The nervous rush of what your mom and dad will think when they read your new homework assignment for English class can be terrifying. It’s often why students no longer share their writing with their parents; also, it was the same reason why I didn’t want my parents to be the ones who taught me how to drive when I was 16. It’s scary to hear criticism from them. What if what we do is not good enough? On the other hand, writing for your teacher can also quickly lose its shine, not long after the leaves turn colour in the fall and winter marches forward with an imposing doom. Rather than hoping to impress a teacher with creativity or risk taking, a student might become solely motivated by the end result: what’s my grade?
As I prepare for a new term, I have the opportunity to get a clean slate with a new set of students in my Gr. 12 English class. This term, I’ll be moving from teaching largely non-fiction to short stories. I’m excited by the possibilities this presents and hopeful that I can address the following challenges:
- Will writing for an authentic audience improve student motivation and, ultimately, the final product?

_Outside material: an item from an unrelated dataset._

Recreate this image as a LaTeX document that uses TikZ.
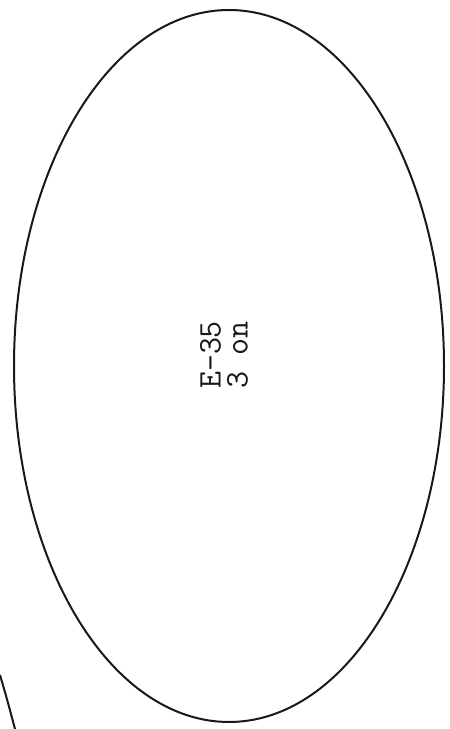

- How can I encourage students to embrace the value of critical feedback?
Here is my Plan:
a) students will create interview questions regarding short fiction: what makes a story a ‘classic’? What is appealing to different audiences? Are there themes that are more relevant to today’s audience than ever before?
b) Working collaboratively with a Gr. 6 teacher at my school, the grade 12 students will interview their younger peers and get a sense of what makes a good story, what matters to them as an audience, what don’t they like, etc.
c) the Gr. 12 students will create a “story pitch”, much like a writer might pitch a story to a movie studio, for the grade 6 students. Some story ideas will get a green light, some story ideas will not.
d) Gr. 12 students will choose one of their story ideas that were approved and write a draft, hopefully incorporating ideas regarding characterization, imagery, and plot that will be discussed in relation to some core texts. Once completed, they will share their drafts with their younger counterparts (via Google docs, perhaps).
e) the younger students will give critical feedback to the Gr. 12’s in the form of video or comments in a doc. Gr. 12 students will be required to respond to the feedback and make changes as needed.
f) the Gr. 6 students will create artwork for the stories during their art class. Eventually, the final product (story + artwork) will be brought together in the form of an iBook that can be used as a short story anthology for next year’s Gr. 6 class (and as an exemplar for future Gr. 12 Short Story students)
Challenges: I ask myself is this as auspicious of an Action Plan as I would like it to be? Should I be aiming bigger than a single project? Secondly, should I perhaps be using a shared blog for the Gr. 12 students to write their stories and share that blog with the Gr. 6 students; would that be a more effective communication tool, rather than the interview sessions?
I hope to measure the success of my action plan by having students complete a Google Form evaluation tool, through regular conferences during the writing process, and by a qualitative assessment of enthusiasm: are the kids motivated to impress their younger peers?
Only time will tell. Please feel free to send suggestions and critical feedback on this plan, as it will go into action in two weeks!